Matthew 2:12-16 And having been warned in a dream not to go back to Herod, they returned to their country by another route. 13 When they had gone, an angel of the Lord appeared to Joseph in a dream. “Get up,” he said, “take the child and his mother and escape to Egypt. Stay there until I tell you, for Herod is going to search for the child to kill him.” 14 So he got up, took the child and his mother during the night and left for Egypt, 15 where he stayed until the death of Herod. And so was fulfilled what the Lord had said through the prophet: “Out of Egypt I called my son.” 16 When Herod realized that he had been outwitted by the Magi, he was furious, and he gave orders to kill all the boys in Bethlehem and its vicinity who were two years old and under, in accordance with the time he had learned from the Magi.
Herod – who was from a Jewish background should have been expecting the Messiah, yet his first response when the Magi came looking for the new King at the Palace was anger. Herod set out to kill the only one who could save him. Jesus was a threat to his power and position – for Herod a saviour was inconvenient so he denied him and refused to bow his knee. As I look around at the hustle and bustle of Christmas I see many people merrily denying Jesus. It would be too inconvenient to admit He is alive, to bow the knee. We don’t like to give up our power and throne to anyone else.
I pray that this Christmas I would not deny the place of Jesus as King. Help me Lord to bow my knee to you, even when it is inconvenient for me.
Last week I went for a check up and got to see a glimpse of Baby Soko again. This is the third scan now and each time she is proving to be camera shy. For the ‘big scan’ at 20 weeks she wrapped herself in a ball and refused to budge – to the extent that nurse couldn’t find her arms. She tried to reassure me that there must be arms as she could find hands! When the doc came in to check the scan he also struggled and was about to send me for a walk to see if she would wake up and unravel, but thankfully at the last minute she stretched enough to be measured.
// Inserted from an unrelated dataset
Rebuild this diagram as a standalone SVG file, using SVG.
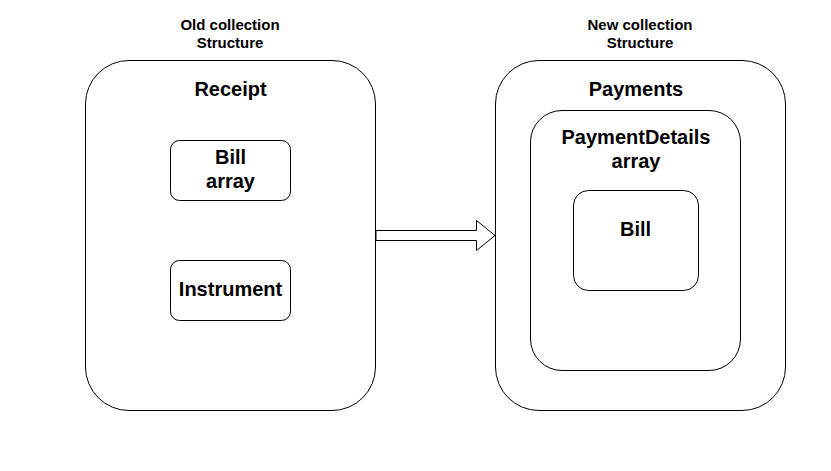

It seems that my baby doctor doesn’t share the same softly softly approach as the doctor at the radiographer’s place.
At last week’s scan Baby Soko again was playing hard to get. Doc wanted to get a nice photo for us, but baby was covering her face with her hands. But instead of suggesting a gentle walk Doc just placed his on my tummy and shook it! On the screen baby woke up, moved her hands and doc managed to get a good shot before the hands went back to the place again. I guess the difference between the two docs is that the second one spends his time delivering so knows that they are not as breakable as you would think.
Our heavenly Father seems to have the same opinion as us – we are not a fragile and breakable as we think we are.
1 Corinthians 10:12-13 So, if you think you are standing firm, be careful that you don’t fall! 13 No temptation has seized you except what is common to man. And God is faithful; he will not let you be tempted beyond what you can bear. But when you are tempted, he will also provide a way out so that you can stand up under it.
We often think that God should protect us from having to go through hard times and from having to make hard decisions. When it comes to temptation God knows our limits and knows that we are not as breakable as we think. It would be lovely never to be tempted and therefore never have to make hard choices, but God knows us better than that – he knows we are more resilient than we feel we are.
One of my favourite verses that got me through many a hard time has been:
Isaiah 54:10 Though the mountains be shaken and the hills be removed, yet my unfailing love for you will not be shaken nor my covenant of peace be removed,” says the LORD, who has compassion on you.
God hasn’t created us to live in a protected bubble – temptations and hard times will come – but even though it feels like we are living through earthquakes God’s love for us remains unshaken.
Help me Lord to trust you in hard times, for you love me and know my limits of what I can bear better than I do.